Christmas has come early for me this year! Not only is Turner Classic Movies running 24 hours of Ann Dvorak programming on August 9th, but an interview with me about Ann has been posted on TCM’s Movie Morlocks blog.
A couple months back, Richard Harland Smith contacted me because he was writing a programming article on Ann’s 1934 flick Massacre, and was looking for additional information. He was the first one to break the news to me that Ann was getting her own day for the annual “Summer Under the Stars” festival. I’m not sure if he found my reaction to be delightfully enthusiastic or freakishly amusing, but he soon offered to interview me for the Morlocks blog about Ann Dvorak Day.
I cannot thank him enough for allowing me to be part of Ann Dvorak Day and I hope you enjoy the interview!
Four months ago I started working on the Ann Dvorak bio during the 20 minute subway ride to and from work.
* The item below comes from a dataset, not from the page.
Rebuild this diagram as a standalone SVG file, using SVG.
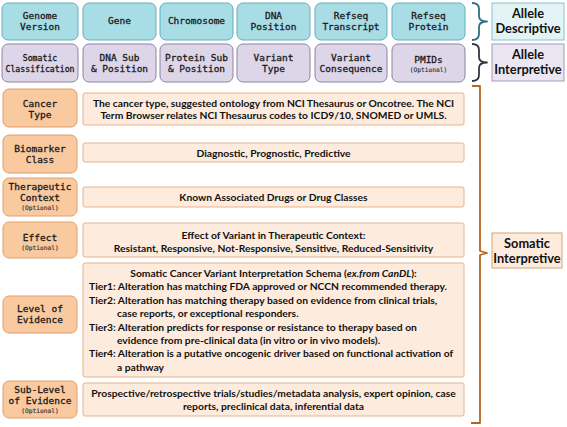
<svg xmlns="http://www.w3.org/2000/svg" width="567" height="427" viewBox="0 0 567 427">
<style>
.mono{font-family:"DejaVu Sans Mono","Liberation Mono",monospace;font-size:9.5px;fill:#1a1a1a;stroke:#1a1a1a;stroke-width:0.3;text-anchor:middle}
.small{font-size:8.2px}
.opt{font-family:"DejaVu Sans Mono","Liberation Mono",monospace;font-size:6.2px;fill:#333;stroke:#333;stroke-width:0.15;text-anchor:middle}
.desc{fill:#a9dde6;stroke:#62aebd;stroke-width:1}
.interp{fill:#ddd6e9;stroke:#8f82a3;stroke-width:1}
.lab{fill:#f9c9a0;stroke:#e0a06a;stroke-width:1}
.tb{fill:#fdebdd;stroke:#e6b38c;stroke-width:1}
.body{font-family:Lato,"Open Sans",sans-serif;font-weight:bold;font-size:10.3px;fill:#111}
.mid{text-anchor:middle}
.big{font-family:Lato,"Open Sans",sans-serif;font-weight:bold;font-size:12.8px;fill:#111;text-anchor:middle}
.br{fill:none;stroke-width:1.8;stroke-linejoin:round}
</style>

<g id="genome-version"><rect class="desc" x="2" y="3" width="76" height="37" rx="6"/><text class="mono" x="40" y="18.5">Genome</text><text class="mono" x="40" y="29.5">Version</text></g>
<g id="gene"><rect class="desc" x="83" y="3" width="73" height="37" rx="6"/><text class="mono" x="119.5" y="24">Gene</text></g>
<g id="chromosome"><rect class="desc" x="160" y="3" width="73" height="37" rx="6"/><text class="mono" x="196.5" y="24">Chromosome</text></g>
<g id="dna-position"><rect class="desc" x="237" y="3" width="73" height="37" rx="6"/><text class="mono" x="273.5" y="18.5">DNA</text><text class="mono" x="273.5" y="29.5">Position</text></g>
<g id="refseq-transcript"><rect class="desc" x="315" y="3" width="72" height="37" rx="6"/><text class="mono" x="351" y="18.5">Refseq</text><text class="mono" x="351" y="29.5">Transcript</text></g>
<g id="refseq-protein"><rect class="desc" x="392" y="3" width="73" height="37" rx="6"/><text class="mono" x="428.5" y="18.5">Refseq</text><text class="mono" x="428.5" y="29.5">Protein</text></g>

<g id="somatic-classification"><rect class="interp" x="2" y="44" width="76" height="38" rx="6"/><text class="mono small" x="40" y="61">Somatic</text><text class="mono small" x="40" y="71.5">Classification</text></g>
<g id="dna-sub"><rect class="interp" x="83" y="44" width="73" height="38" rx="6"/><text class="mono" x="119.5" y="60.5">DNA Sub</text><text class="mono" x="119.5" y="72">&amp; Position</text></g>
<g id="protein-sub"><rect class="interp" x="160" y="44" width="73" height="38" rx="6"/><text class="mono" x="196.5" y="60.5">Protein Sub</text><text class="mono" x="196.5" y="72">&amp; Position</text></g>
<g id="variant-type"><rect class="interp" x="237" y="44" width="73" height="38" rx="6"/><text class="mono" x="273.5" y="60.5">Variant</text><text class="mono" x="273.5" y="72">Type</text></g>
<g id="variant-consequence"><rect class="interp" x="315" y="44" width="72" height="38" rx="6"/><text class="mono" x="351" y="60.5">Variant</text><text class="mono" x="351" y="72">Consequence</text></g>
<g id="pmids"><rect class="interp" x="392" y="44" width="73" height="38" rx="6"/><text class="mono" x="428.5" y="63">PMIDs</text><text class="opt" x="428.5" y="72">(Optional)</text></g>

<g id="allele-descriptive"><rect x="492" y="3" width="72" height="37" fill="#e3f3f6" stroke="#84c4cf"/><text class="big" x="528" y="18">Allele</text><text class="big" x="528" y="33">Descriptive</text></g>
<g id="allele-interpretive"><rect x="492" y="44" width="72" height="37" fill="#ebe7f2" stroke="#a699b8"/><text class="big" x="528" y="58.5">Allele</text><text class="big" x="528" y="73.5">Interpretive</text></g>
<g id="somatic-interpretive"><rect x="492" y="233" width="70" height="35" fill="#fdebdd" stroke="#d9a376"/><text class="big" x="527" y="248">Somatic</text><text class="big" x="527" y="263">Interpretive</text></g>

<g id="cancer-type"><rect class="lab" x="3" y="89" width="74" height="38" rx="6"/><text class="mono" x="40" y="107">Cancer</text><text class="mono" x="40" y="118">Type</text>
<rect class="tb" x="83" y="93" width="381" height="32" rx="2"/><text class="body mid" x="273.5" y="106.5">The cancer type, suggested ontology from NCI Thesaurus or Oncotree. The NCI</text><text class="body mid" x="273.5" y="118.5">Term Browser relates NCI Thesaurus codes to ICD9/10, SNOMED or UMLS.</text></g>

<g id="biomarker-class"><rect class="lab" x="3" y="135" width="74" height="38" rx="6"/><text class="mono" x="40" y="151.5">Biomarker</text><text class="mono" x="40" y="162.5">Class</text>
<rect class="tb" x="83" y="143" width="381" height="19" rx="2"/><text class="body mid" x="273.5" y="156.5">Diagnostic, Prognostic, Predictive</text></g>

<g id="therapeutic-context"><rect class="lab" x="3" y="178" width="74" height="38" rx="6"/><text class="mono" x="40" y="190">Therapeutic</text><text class="mono" x="40" y="201">Context</text><text class="opt" x="40" y="209.5">(Optional)</text>
<rect class="tb" x="83" y="187" width="381" height="20" rx="2"/><text class="body mid" x="273.5" y="200.5">Known Associated Drugs or Drug Classes</text></g>

<g id="effect"><rect class="lab" x="3" y="222" width="74" height="36" rx="6"/><text class="mono" x="40" y="241">Effect</text><text class="opt" x="40" y="250">(Optional)</text>
<rect class="tb" x="83" y="223" width="381" height="34" rx="2"/><text class="body mid" x="273.5" y="238.5">Effect of Variant in Therapeutic Context:</text><text class="body mid" x="273.5" y="251.5">Resistant, Responsive, Not-Responsive, Sensitive, Reduced-Sensitivity</text></g>

<g id="level-of-evidence"><rect class="lab" x="3" y="296" width="74" height="37" rx="6"/><text class="mono" x="40" y="312">Level of</text><text class="mono" x="40" y="323">Evidence</text>
<rect class="tb" x="83" y="263" width="381" height="114" rx="2"/>
<text class="body mid" x="273.5" y="276.5">Somatic Cancer Variant Interpretation Schema (<tspan font-style="italic">ex.from CanDL</tspan>):</text>
<text class="body" x="89" y="290">Tier1: Alteration has matching FDA approved or NCCN recommended therapy.</text>
<text class="body" x="89" y="303.5">Tier2: Alteration has matching therapy based on evidence from clinical trials,</text>
<text class="body" x="117" y="317">case reports, or exceptional responders.</text>
<text class="body" x="89" y="330.5">Tier3: Alteration predicts for response or resistance to therapy based on</text>
<text class="body" x="117" y="344">evidence from pre-clinical data (in vitro or in vivo models).</text>
<text class="body" x="89" y="357">Tier4: Alteration is a putative oncogenic driver based on functional activation of</text>
<text class="body" x="117" y="370.5">a pathway</text></g>

<g id="sub-level-of-evidence"><rect class="lab" x="3" y="381" width="74" height="37" rx="6"/><text class="mono" x="40" y="393">Sub-Level</text><text class="mono" x="40" y="404">of Evidence</text><text class="opt" x="40" y="412.5">(Optional)</text>
<rect class="tb" x="83" y="383" width="381" height="33" rx="2"/><text class="body mid" x="273.5" y="396.5">Prospective/retrospective trials/studies/metadata analysis, expert opinion, case</text><text class="body mid" x="273.5" y="409.5">reports, preclinical data, inferential data</text></g>

<g id="connectors">
<path class="br" stroke="#2f6f80" d="M472,3 Q479,3 479,9 L479,16 Q479,21.5 487,21.5 Q479,21.5 479,27 L479,34 Q479,40 472,40"/>
<path class="br" stroke="#3a3340" d="M472,44 Q479,44 479,50 L479,57 Q479,62.5 487,62.5 Q479,62.5 479,68 L479,75 Q479,81 472,81"/>
<path class="br" stroke="#b5651d" d="M472,86 L480,86 L480,251 L487,253 L480,255 L480,423 L471,423"/>
</g>
</svg>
As I had mentioned in previous progress reports, it took me two years to write the first 20,000 words, mainly because I was attempting to make my first draft the final draft and writing when I was really in the mood. This was grueling and my lack of progress was discouraging, so I was seldom in the mood. Then, I stopped being meticulous, started lugging my laptop on the subway, and have officially wrapped up the first draft.
Just to be clear, this first draft is a rough, rough draft, and I still have a lot of work ahead of me. These 50,000 words are essentially the skeleton of Ann’s life and career, and now I have to go back and add the details. I need to insert quotes, fact check, revisit a lot of her films, and amazingly there is still more research to do. This thirteen-year-old project is still no where near completion, but the progress I’ve made by tweaking my approach is amazing and and there is finally an end in sight.
Thanks to everyone who has commented here or sent emails of encouragement. This book has always been a personal labor of love, but knowing Ann has other fans who are interested in devoting some of their time to reading her life story has been mighty encouraging and I hope I don’t let any of you down. Thanks for sticking with me, and honestly, it’s just a little while longer!
Today marks what would have been Ann Dvorak’s 100th birthday. At the time of her death in 1979, only the most ardent classic film fans remembered her. Now, because of an increased accessibility to her films and info about her life and career, Ann’s fan base is growing. While she will always be relatively obscure, there seems to be more of an appreciation for performances now than anytime since her retirement in 1952. It’s just too bad that she did not live long enough to see this renewed interest.
This month, Turner Classic Movies pays tribute to Ann Dvorak with 24 hours of programming as part of its annual Summer Under the Stars. The festivities kick off at 3:00am PST on August 9th with 1932’s Crooner. TCM has launched a nifty section on its website devoted to all the actors featured on Summer Under the Stars, with Ann’s page including a nice biographical article as well as programming articles on all sixteen films being shown.
As we get closer to the date, I will be writing up a guide to all the films being shown In the meantime, take a minute to hold a good thought for Ann Dvorak on her centennial.
Our Very Own is going to air on Turner Classic Movies on Wednesday, July 20th at 8:45am PST.